(AGI) - Roma, 14 gen. - (di Davide Sarsini Novak) Il piu'
popoloso Paese musulmano del mondo, l'Indonesia, fino a pochi
mesi fa era considerato immune al contagio dello Stato
islamico, quel Daesh che ha infettato il Grande Medio Oriente,
dall'Afghanistan fino allo Yemen e al Bangladesh. Si stima che
il Califfato abbia un migliaio di seguaci nell'arcipelago, di
cui fra i 100 e i 300 rientrati dalla Siria, compresi donne e
bambini, su oltre 500-600 "foreign fighters" indonesiani. Sono
numeri comunque bassi, se si pensa che solo dalla Tunisia sono
partiti in 6.000 a combattere per Al-Baghdadi. Senza contare
che il principale gruppo terroristico, il Jemaah Islamiyah
autore della strage di Bali del 2002, ha legami con Al Qaeda e
si oppone all'Isis.
A fine dicembre, pero', era gia' scattato il primo
campanello d'allarme, con le forze di sicurezza di Giacarta che
hanno lanciato una caccia all'uomo per catturare il leader
fondamentalista Santoso, che ha giurato pubblicamente fedelta'
allo Stato islamico. Santoso guida una delle piu' importanti
organizzazioni terroristiche del Paese, Mujahideen Indonesia
Timor (Mit), che ha posto sotto l'ombrello del Califfato.

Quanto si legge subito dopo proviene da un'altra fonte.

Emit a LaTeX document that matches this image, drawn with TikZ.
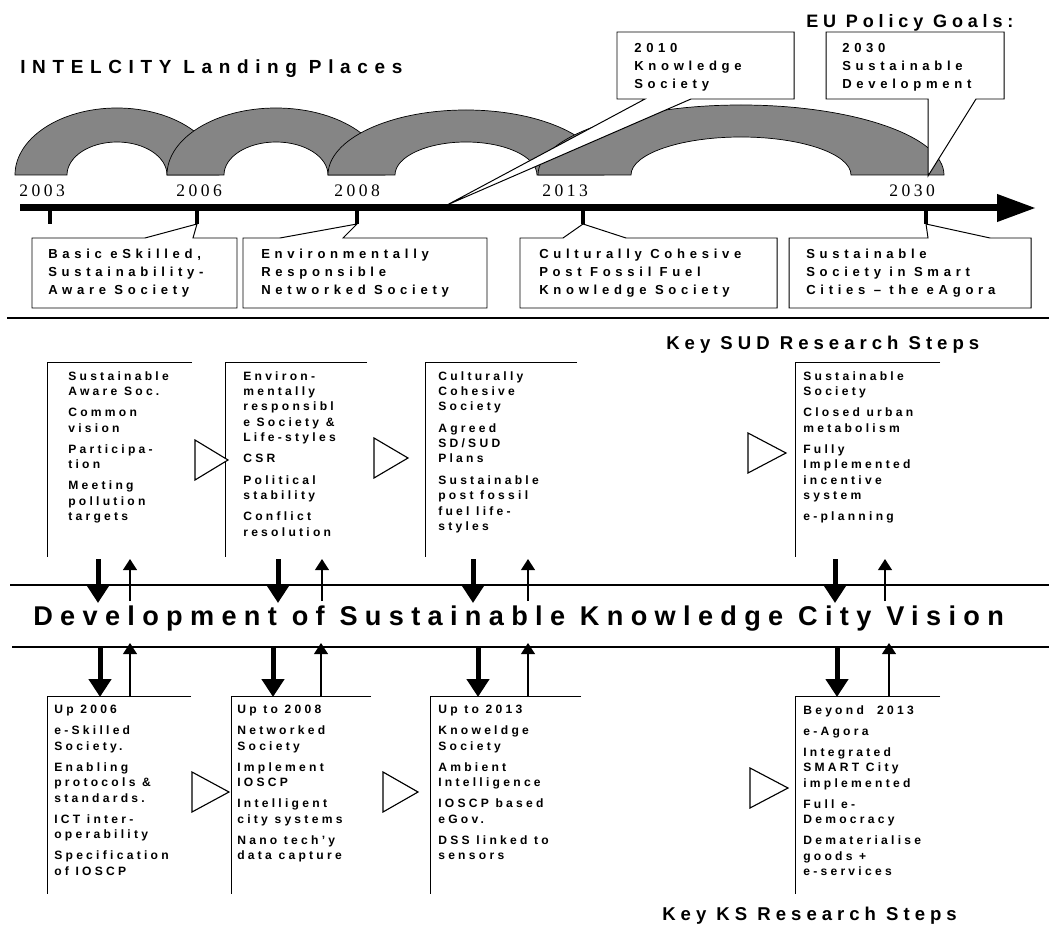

L'operazione nell'isola di Giava ha portato all'arresto di
diversi jihadisti e alla scoperta di piani terroristici per
colpire il Paese che ospita 200 milioni di musulmani. Il
procuratore generale australiano ha avvertito che l'Isis punta
a stabilire "un califfato a distanza" in Indonesia.
Dal 2013 a far campagna per gli uomini del Califfato c'e'
il Forum degli attivisti della legge islamica (Faksi) che sotto
la guida spirituale di Aman Abdurrahman li ha indicati come i
protagonisti di una cruciale "guerra santa" in Siria.
Anche i vertici del gruppo fondamentalista Jamaah Anshorut Tauhid (Jat) hanno giurato fedelta' ad Al Baghdadi: tra loro c'e' l'influente fondatore dell'organizzazione nata nel 2008, l'emiro Abu Bakar Bashir, attualmente in carcere.
Uno studio del settembre 2014 dell'Istituto per l'Analisi politica e dei conflitti (Ipac) di Giacarta ha denunciato una massiccia campagna di propaganda dell'Isis nel Paese e il giuramento di fedelta' al Califfato di almeno 1.000-2.000 indonesiani. In particolare la retorica del Daesh avrebbe trovato terreno fertile come riscatto alle sofferenze dei sunniti, per l'evocazione di un ritorno al califfato e per quella sorta di battaglia finale che una profezia preconizza si debba combattere nella regione dello Sham, tra Siria, Giordania, Libano, Palestina e Israele.
Storicamente l'Indonesia ha conosciuto molti attacchi terroristici di matrice fondamentalista dall'indipendenza dall'Olanda, ottenuta nel 1945. Gia' nel 1949 il gruppo Darul
Islam aveva proclamato uno Stato islamico nel Paese e condannato i governanti dell'epoca come apostati. Ne seguirono una serie di attacchi armati negli anni '50 e '60. Il terrorismo islamico e' riaffiorato alla fine del secolo con gli attacchi alle chiese del gruppo Laskar Jihad ed e' esploso nel 2002 con la strage di Bali (202 morti tra cui 88 australiani) firmata da Jemaah Islamiyah, una sigla nata nel 1993. La repressione condotta da Giacarta ha limitato gli attacchi ma non il reclutamento e la diffusione del fondamentalismo. E ora l'Indonesia rischia di diventare una testa di ponte per lo sbarco dell'Isis nel sud-est asiatico, verso altri colossi islamici come la Malaysia.